The stitch quality on my 10000 blows away any machine I’ve owned, or any I demonstrate on! Even my students tell me they are trying to duplicate it with machines that cost even more.
There’s a group on Yahoo for the Memory Craft 10000. I love the group because it helps me learn to work with my machine, as well as what problems are out there, and how to solve them. It’s where I heard about the Quilter’s Review of the 10000 in the first place.
November 19, 2001
Sheila W. writes:
I agree 100% with all you say about the 10000. I adore mine.
To the lady who has problems using the needle threader: Please go back to your dealer and get them to show you how to use it. It really does work great when you do it correctly.

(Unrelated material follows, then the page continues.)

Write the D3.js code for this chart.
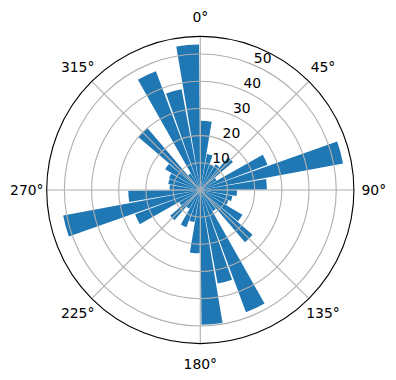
<!DOCTYPE html>
<html>
<head>
<meta charset="utf-8">
<script src="https://cdn.jsdelivr.net/npm/d3@7"></script>
<style>
  body { margin: 0; background: #fff; }
  svg text { font-family: "DejaVu Sans", sans-serif; font-size: 13.9px; fill: #000; }
</style>
</head>
<body>
<div id="chart"></div>
<script>
// bin centres (degrees, clockwise from north) and counts
var directions = [5, 15, 25, 35, 45, 55, 65, 75, 85, 95, 105, 115,
                  125, 135, 145, 155, 165, 175, 185, 195, 205, 215, 225, 235,
                  245, 255, 265, 275, 285, 295, 305, 315, 325, 335, 345, 355];
var counts = [25.5, 13.5, 10, 11, 15.8, 7, 26.4, 53.4, 24.5, 13.5, 12, 11,
              18, 25.3, 9, 48, 35, 49.6, 23.3, 12, 14.6, 8, 14.6, 9,
              25.6, 51.3, 26.5, 11.3, 12, 12.3, 15, 30, 7, 46.6, 37.7, 53.5];
var binWidth = 9;   // bar width in degrees
var rTicks = [10, 20, 30, 40, 50];
var thetaTicks = [0, 45, 90, 135, 180, 225, 270, 315];
var thetaLabels = ["0°", "45°", "90°", "135°", "180°", "225°", "270°", "315°"];
var rMax = 56.5;

var width = 396, height = 380;
var cx = 200.3, cy = 190, outerR = 153.6;

var svg = d3.select("#chart").append("svg")
    .attr("width", width)
    .attr("height", height);

svg.append("rect").attr("width", width).attr("height", height).attr("fill", "#fff");

var g = svg.append("g").attr("transform", "translate(" + cx + "," + cy + ")");

var r = d3.scaleLinear().domain([0, rMax]).range([0, outerR]);
var rad = function(deg) { return deg * Math.PI / 180; };

var data = directions.map(function(d, i) { return {dir: d, count: counts[i]}; });

var arc = d3.arc()
    .innerRadius(0)
    .outerRadius(function(d) { return r(d.count); })
    .startAngle(function(d) { return rad(d.dir - binWidth / 2); })
    .endAngle(function(d) { return rad(d.dir + binWidth / 2); });

g.selectAll(".bar")
  .data(data)
  .enter().append("path")
    .attr("class", "bar")
    .attr("d", arc)
    .attr("fill", "#1f77b4");

// grid drawn above the bars, like matplotlib
g.selectAll(".ring")
  .data(rTicks)
  .enter().append("circle")
    .attr("class", "ring")
    .attr("r", function(d) { return r(d); })
    .attr("fill", "none")
    .attr("stroke", "#b0b0b0")
    .attr("stroke-width", 1.1);

g.selectAll(".spoke")
  .data(thetaTicks)
  .enter().append("line")
    .attr("class", "spoke")
    .attr("x1", 0).attr("y1", 0)
    .attr("x2", function(d) { return outerR * Math.sin(rad(d)); })
    .attr("y2", function(d) { return -outerR * Math.cos(rad(d)); })
    .attr("stroke", "#b0b0b0")
    .attr("stroke-width", 1.1);

g.append("circle")
    .attr("r", outerR)
    .attr("fill", "none")
    .attr("stroke", "#000")
    .attr("stroke-width", 1.1);

// angle labels
g.selectAll(".tlabel")
  .data(thetaTicks)
  .enter().append("text")
    .attr("class", "tlabel")
    .attr("x", function(d) { return 173.5 * Math.sin(rad(d)); })
    .attr("y", function(d) { return -173.5 * Math.cos(rad(d)); })
    .attr("text-anchor", "middle")
    .attr("dy", "0.36em")
    .text(function(d, i) { return thetaLabels[i]; });

// radial labels at 22.5 degrees
g.selectAll(".rlabel")
  .data(rTicks)
  .enter().append("text")
    .attr("class", "rlabel")
    .attr("x", function(d) { return r(d) * Math.sin(rad(22.5)) + 1.5; })
    .attr("y", function(d) { return -r(d) * Math.cos(rad(22.5)) - 1.5; })
    .attr("text-anchor", "start")
    .text(function(d) { return d; });
</script>
</body>
</html>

To the one whose dealer says that the machine has to go back to Janome to get the needle threader repaired: I broke my threader (my fault) and my dealer’s technician was able to replace it.
November 27, 2001
Barb D. writes:
I, too, love my MC10000. I traded in my 4000 on it in January. I have had only two problems with it.
One was the needle threader, which was a known problem with the first group of machines. My dealer had mine replaced right away and even offered me another machine to use while mine was in the shop.
I also had a problem with the bobbin winder sticking. This happened after I wound 10 bobbins consecutively. I guess it must have overheated a little.
I normally use the NEB prewounds, which I think are the greatest thing! But at the moment, I was out.
Other than that, the user friendliness and extensive features of the machine greatly outweigh the two little problems I have had with it.
December 1, 2001
A Quilter’s Review reader writes:
I love my new Memory Craft 10000, for which I traded in my faithful MC6000. I just love the “cruise control” on the front of the machine. Full speed ahead for long straight seams, and slow for tricky bits. I no longer use the foot control.
I have just finished two winter coats with separate shells which I have embroidered. The embroidery is equally beautiful on both the heavy Yukon Fleece and the heavy poplin-type shell.
I have upgraded the software on the machine and Easy Transfer. My husband had to help me because I am a computer twit. However even I had no trouble transferring selected designs into the memory banks of the machine.
I have only one complaint, and it is a serious one. Why does Janome make great offers of freebies to purchasers in the USA only? Canadians use the same Web site and read the same magazines.
When I wrote to Janome to ask about this I did not receive any enlightment but a curt letter telling me they were happy I liked my machine. The marketing department has a lot to learn about good manners.
February 12, 2002
Evelyn W. writes:
I also purchased the Janome 10000 and traded my Pfaff 7570. I think the
10000 is wonderful and much, much easier to use than the Pfaff.
the comment from another customer stating her needle threader was hard to
use. I find it the easist part of the machine and because my sight is
changing, it’s a neccessary time saver. Two big thumbs up for the Janome
February 22, 2002
Jeannie H. writes:
I, too, have recently purchased the 10000. I did not trade my Pfaff 7570, as I have been a Pfaff person for years, and habits die hard.
I had always extolled the virtues of the Pfaff dual feed and the quality of the stitch. However, I have had to eat my words.
I am looking at selling my 7570 because the 10000 is so much more intuitive in the sewing realm. The quilting and piecing is far superior to anything that I have done on the Pfaff, even with the dual feed.
The free-motion stitching is a dream come true, rivalling the quality of stitch of a long arm. (And I am not the most fluid of free-motion quilters, either!)
My only concern is the length of the bed. I wish that it were about an inch longer.
I would encourage anyone to consider this machine. It is an extremely well-kept secret. And the customer support is outstanding!